Relendo Faulkner: Destruição ou Sobrevivência

“O autor é elíptico; temos clarões, num estilo quase cinematográfico em seus cortes, capítulos curtos, o tom despido de melodrama”

Conheci William Faulkner aos 16 anos para 17, quando alguém citou seu nome com respeito; ao encontrar pela primeira vez um livro seu, comprei. O livro era Santuário, que ele publicou em 1931. De lá para cá, li o romance três vezes, a última terminada ontem.
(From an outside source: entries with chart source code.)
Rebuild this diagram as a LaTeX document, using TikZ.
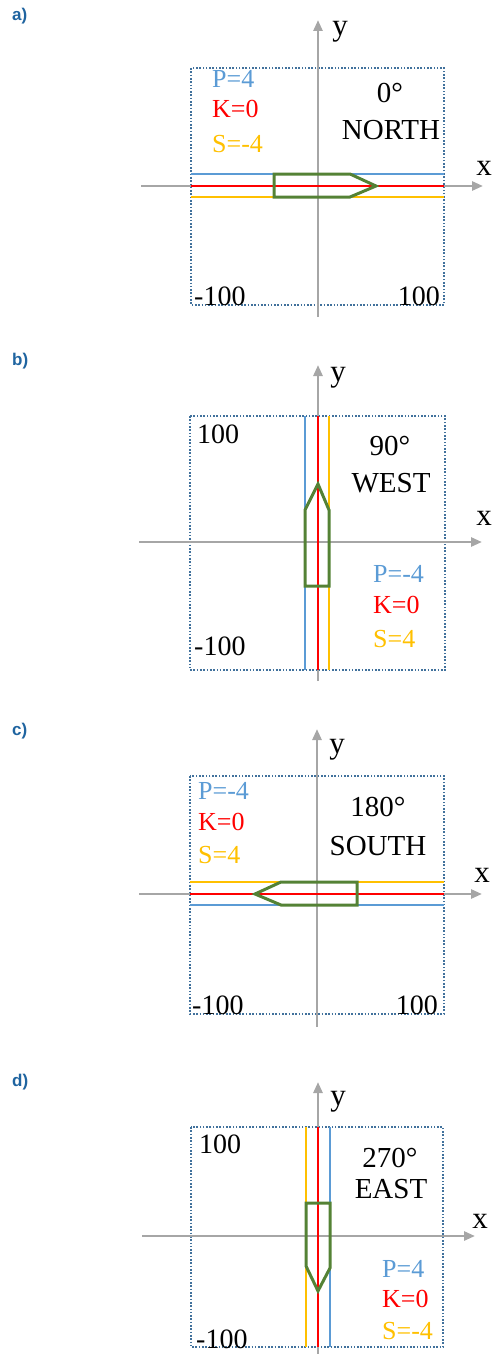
\documentclass[tikz,border=0pt]{standalone}
\usepackage{fontspec}
\setmainfont{Liberation Serif}
\newfontfamily\panelfont{Liberation Sans}
\usetikzlibrary{arrows.meta}
\definecolor{pblue}{RGB}{91,155,213}
\definecolor{kred}{RGB}{255,0,0}
\definecolor{syel}{RGB}{255,192,0}
\definecolor{shipgreen}{RGB}{84,130,53}
\definecolor{axgray}{RGB}{166,166,166}
\definecolor{boxblue}{RGB}{65,113,156}
\definecolor{panelblue}{RGB}{31,100,160}
\begin{document}
\begin{tikzpicture}[x=1pt,y=-1pt,
  axisline/.style={draw=axgray,line width=2.6pt,-{Triangle[length=11pt,width=9pt]}},
  framebox/.style={draw=boxblue,line width=1.8pt,dash pattern=on 1.6pt off 1.7pt},
  pline/.style={draw=pblue,line width=2.6pt},
  kline/.style={draw=kred,line width=2.8pt},
  sline/.style={draw=syel,line width=2.6pt},
  shipshape/.style={draw=shipgreen,line width=3pt,line join=miter},
  txt/.style={inner sep=0pt,font=\fontsize{28}{28}\selectfont},
  head/.style={inner sep=0pt,font=\fontsize{29}{29}\selectfont,anchor=base},
  axlbl/.style={inner sep=0pt,font=\fontsize{31}{31}\selectfont,anchor=base},
  plbl/.style={inner sep=0pt,font=\fontsize{26}{26}\selectfont,anchor=base west,text=pblue},
  klbl/.style={inner sep=0pt,font=\fontsize{26}{26}\selectfont,anchor=base west,text=kred},
  slbl/.style={inner sep=0pt,font=\fontsize{26}{26}\selectfont,anchor=base west,text=syel},
  panel/.style={inner sep=0pt,anchor=base west,text=panelblue,font=\panelfont\bfseries\fontsize{17}{17}\selectfont}]
\useasboundingbox (0,0) rectangle (497,1354);

% ---------------- a) ----------------
\node[panel] (la) at (12,21) {a)};
\draw[framebox] (191,68) rectangle (444,305);
\draw[axisline] (141,186) -- (483,186);
\draw[axisline] (318,317) -- (318,20);
\draw[pline] (191,174) -- (444,174);
\draw[sline] (191,197) -- (444,197);
\draw[kline] (191,186) -- (444,186);
\draw[shipshape] (274,174) -- (350,174) -- (376,186) -- (350,197) -- (274,197) -- cycle;
\node[axlbl] (ya) at (340,36) {y};
\node[axlbl] (xa) at (484,175) {x};
\node[plbl] (pa) at (212,87) {P=4};
\node[klbl] (ka) at (212,117) {K=0};
\node[slbl] (sa) at (212,152) {S=-4};
\node[head] (da) at (390,102) {0°};
\node[head] (na) at (391,139) {NORTH};
\node[txt,anchor=base west] (ma) at (194,305) {-100};
\node[txt,anchor=base east] (pa1) at (440,305) {100};

% ---------------- b) ----------------
\node[panel] (lb) at (12,365) {b)};
\draw[framebox] (190,416) rectangle (445,670);
\draw[axisline] (139,542) -- (482,542);
\draw[axisline] (318,681) -- (318,365);
\draw[pline] (305,416) -- (305,670);
\draw[sline] (329,416) -- (329,670);
\draw[kline] (318,416) -- (318,670);
\draw[shipshape] (305,586) -- (305,510) -- (318,484) -- (329,510) -- (329,586) -- cycle;
\node[axlbl] (yb) at (338,381) {y};
\node[axlbl] (xb) at (484,525) {x};
\node[txt,anchor=base west] (hb) at (197,443) {100};
\node[txt,anchor=base west] (mb) at (194,655) {-100};
\node[head] (db) at (390,455) {90°};
\node[head] (wb) at (391,492) {WEST};
\node[plbl] (pb) at (373,582) {P=-4};
\node[klbl] (kb) at (373,613) {K=0};
\node[slbl] (sb) at (373,647) {S=4};

% ---------------- c) ----------------
\node[panel] (lc) at (12,735) {c)};
\draw[framebox] (190,776) rectangle (444,1014);
\draw[axisline] (139,894) -- (482,894);
\draw[axisline] (317,1027) -- (317,729);
\draw[sline] (190,882) -- (444,882);
\draw[pline] (190,905) -- (444,905);
\draw[kline] (190,894) -- (444,894);
\draw[shipshape] (357,882) -- (281,882) -- (255,894) -- (281,905) -- (357,905) -- cycle;
\node[axlbl] (yc) at (337,753) {y};
\node[axlbl] (xc) at (482,882) {x};
\node[plbl] (pc) at (198,799) {P=-4};
\node[klbl] (kc) at (198,830) {K=0};
\node[slbl] (sc) at (198,863) {S=4};
\node[head] (dc) at (378,816) {180°};
\node[head] (nc) at (378,855) {SOUTH};
\node[txt,anchor=base west] (mc) at (192,1014) {-100};
\node[txt,anchor=base east] (hc) at (438,1014) {100};

% ---------------- d) ----------------
\node[panel] (ld) at (12,1086) {d)};
\draw[framebox] (191,1127) rectangle (443,1347);
\draw[axisline] (142,1236) -- (475,1236);
\draw[axisline] (318,1354) -- (318,1082);
\draw[sline] (306,1127) -- (306,1347);
\draw[pline] (330,1127) -- (330,1347);
\draw[kline] (318,1127) -- (318,1347);
\draw[shipshape] (306,1203) -- (330,1203) -- (330,1268) -- (318,1291) -- (306,1266) -- cycle;
\node[axlbl] (yd) at (338,1105) {y};
\node[axlbl] (xd) at (480,1228) {x};
\node[txt,anchor=base west] (hd) at (199,1153) {100};
\node[txt,anchor=base west] (md) at (196,1348) {-100};
\node[head] (dd) at (390,1167) {270°};
\node[head] (ed) at (391,1198) {EAST};
\node[plbl] (pd) at (382,1277) {P=4};
\node[klbl] (kd) at (382,1307) {K=0};
\node[slbl] (sd) at (382,1339) {S=-4};
\end{tikzpicture}
\end{document}
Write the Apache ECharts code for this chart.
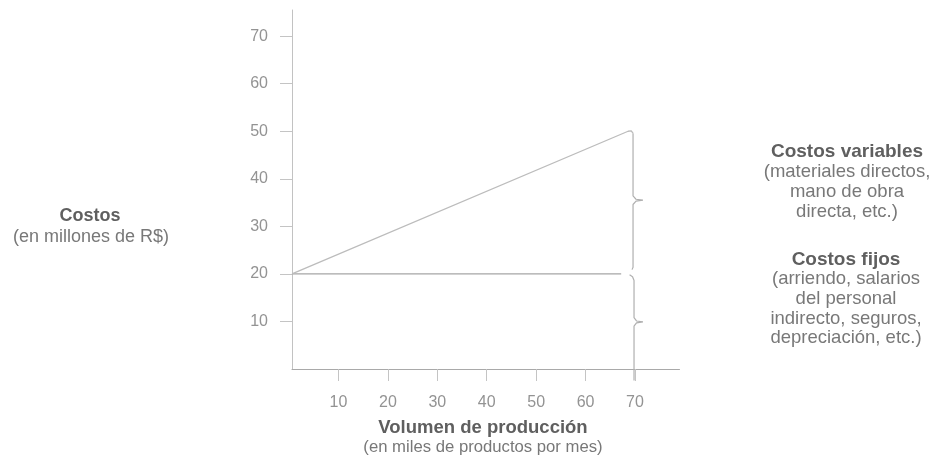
<!DOCTYPE html>
<html>
<head>
<meta charset="utf-8">
<script src="https://cdn.jsdelivr.net/npm/echarts@6/dist/echarts.min.js"></script>
<style>
  html, body { margin: 0; padding: 0; background: #fff; }
  #chart { width: 936px; height: 460px; }
</style>
</head>
<body>
<div id="chart"></div>
<script>
// Tick values shown on each axis
var xTicks = [10, 20, 30, 40, 50, 60, 70];
var yTicks = [10, 20, 30, 40, 50, 60, 70];

// Cost lines (x: thousands of products per month, y: millions of R$)
var variableCostLine = [[0.6, 20], [68.6, 50], [69.2, 50.1], [69.6, 49.6]];
var fixedCostLine = [[0.6, 20], [67.2, 20]];

// Brace grouping the variable costs (from 50 down to 20)
var variableBrace = [[69.6, 49.6], [69.6, 36.4], [70.2, 35.7], [71.6, 35.5], [70.2, 35.3], [69.6, 34.6], [69.6, 21.4], [69.4, 20.9]];
// Brace grouping the fixed costs (from 20 down to 0)
var fixedBrace = [[68.9, 19.8], [69.5, 19.4], [69.8, 18.6], [69.8, 10.8], [70.3, 10.1], [71.6, 9.9], [70.3, 9.7], [69.8, 9.0], [69.8, -2.4]];

// Side and axis captions
var yTitle = 'Costos';
var ySubtitle = '(en millones de R$)';
var xTitle = 'Volumen de producción';
var xSubtitle = '(en miles de productos por mes)';
var variableTitle = 'Costos variables';
var variableNotes = ['(materiales directos,', 'mano de obra', 'directa, etc.)'];
var fixedTitle = 'Costos fijos';
var fixedNotes = ['(arriendo, salarios', 'del personal', 'indirecto, seguros,', 'depreciación, etc.)'];

var font = '"Liberation Sans", Arial, sans-serif';
var axisGray = '#a9a9a9';
var labelGray = '#939393';
var titleColor = '#5f5f5f';
var noteColor = '#787878';

var chart = echarts.init(document.getElementById('chart'), null, { renderer: 'canvas' });

function lineSeries(data, color, width) {
  return {
    type: 'line',
    data: data,
    showSymbol: false,
    symbol: 'none',
    silent: true,
    clip: false,
    lineStyle: { color: color, width: width },
    animation: false
  };
}

function caption(text, x, y, size, bold, color) {
  return {
    type: 'text',
    x: x,
    y: y,
    style: {
      text: text,
      textAlign: 'center',
      textVerticalAlign: 'middle',
      font: (bold ? 'bold ' : '') + size + 'px ' + font,
      fill: color
    }
  };
}

var graphics = [
  caption(yTitle, 90, 216, 18, true, titleColor),
  caption(ySubtitle, 91, 237, 18, false, noteColor),
  caption(xTitle, 483, 428, 18.5, true, titleColor),
  caption(xSubtitle, 483, 447, 16.7, false, noteColor),
  caption(variableTitle, 847, 152, 19, true, titleColor),
  caption(fixedTitle, 846, 260, 19, true, titleColor)
];
variableNotes.forEach(function (t, i) { graphics.push(caption(t, 847, 172 + i * 20, 18.5, false, noteColor)); });
fixedNotes.forEach(function (t, i) { graphics.push(caption(t, 846, 279 + i * 19.8, 18.5, false, noteColor)); });

chart.setOption({
  animation: false,
  backgroundColor: '#ffffff',
  grid: { left: 292, top: 10, width: 387.5, height: 359 },
  xAxis: {
    type: 'value',
    min: 0.6,
    max: 79,
    axisLine: { show: true, onZero: false, lineStyle: { color: axisGray, width: 1 } },
    axisTick: { show: true, customValues: xTicks, length: 12, inside: false, lineStyle: { color: '#c4c4c4' } },
    axisLabel: { customValues: xTicks, margin: 26, color: labelGray, fontSize: 16, fontFamily: font },
    splitLine: { show: false }
  },
  yAxis: {
    type: 'value',
    min: 0,
    max: 75.5,
    axisLine: { show: true, onZero: false, lineStyle: { color: '#c2c2c2', width: 1 } },
    axisTick: { show: true, customValues: yTicks, length: 12, lineStyle: { color: '#c4c4c4' } },
    axisLabel: { customValues: yTicks, margin: 24, color: labelGray, fontSize: 16, fontFamily: font },
    splitLine: { show: false }
  },
  series: [
    lineSeries(fixedCostLine, '#a6a6a6', 1.2),
    lineSeries(variableCostLine, '#bcbcbc', 1.3),
    lineSeries(variableBrace, '#b0b0b0', 1.2),
    lineSeries(fixedBrace, '#b0b0b0', 1.2)
  ],
  graphic: graphics
});
</script>
</body>
</html>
Descubro: ler Santuário se torna mais difícil com o passar dos anos. Mudou o livro ou mudei eu?

Suspeito que fui eu. Depois dos 40 me descubro mais nervosa, mais sensível à leitura. A passagem de que me lembrava melhor — lá pela página 80 — a longa, angustiante espera de Temple Drake no celeiro, escondida e descoberta, quando seu perseguidor a alcança e ataca — foi a que mais tardou a leitura. A angústia de Temple tornou-se a minha; sofri com ela (Faulkner é elíptico; temos clarões, num estilo quase cinematográfico em seus cortes, capítulos curtos, o tom despido de melodrama). Não me recordo de tal identificação nas vezes anteriores. Simpatia sim. Lendo, aos dezessete anos, lembro-me de comentar com colegas de escola a ansiedade para que Temple fosse salva. Não sei mais que palavra usei. Salva? Resgatada? Temple é salva?

Ninguém é salvo em Santuário. Alguns sobrevivem, outros são destruídos, e isto é tudo. Mas eu não cessava de me fazer perguntas enquanto ia relendo, de novo diante de Temple e Popeye, de Horace Benbow e Narcisa e Clarence Snopes, de Miss Reba e Gowan e Ruby. Não deixava de me perguntar o que Temple estaria sentindo. Faulkner nunca nos diz o que ela sente. Ou ele não sabe (pode um personagem escapar ao seu criador? Creio que sim) ou quer que nós, leitores, busquemos saber. Eu a vejo amendrotada diante de Popeye, furiosa com Popeye; devaneando, prolixa, falando tanto sem dizer muito e dizendo tantas coisas no que não diz a Horace Benbow.

E talvez seja isso: como outros grandes escritores, temos de prestar atenção àquilo que Faulkner não nos diz. Temple Drake nos 17 anos, na tolice juvenil que é quando pensamos saber tanto (e todos não fomos assim aos 17?), Temple ao se vestir, repetindo: “Agora posso aguentar tudo” – e a repetição planta em nós a dúvida se ela pode mesmo; Temple no tribunal, prestando depoimento sem fixar os olhos em quem quer que seja; na cena que encerra o livro, sentada ao lado do pai num banco de jardim duma cidade estranha, fora de seu país, intocada pela paisagem chuvosa – seu rosto que ela fita ao abrir o pó compacto com espelho – “taciturno, triste e descontente” diz Faulkner. Temple foi destruída? Ou sobreviveu?

Popeye, Red, Goodwin, Tommy são destruídos. Ruby e seu bebê sobrevivem; talvez Temple. Horace Benbow é outra incógnita. Seu retorno à esposa é uma admissão de derrota ou uma pausa para buscar novas forças?

E Temple, sempre. Ela. Eu a procuro enquanto leio, quero saber o que sente, o que sentiu todo esse tempo. Sim, vai ver é isto, Faulkner não sabe, ninguém sabe, a não ser que tenha estado lá — no celeiro, e depois, como aquela menina esteve.

Volto ao começo deste texto. Terá o livro mudado ou fui eu? Quem sabe ambos. A marca do que é grande literatura: um livro em cem, em mil, muda a cada vez que o lemos, nos perturba de modo diferente.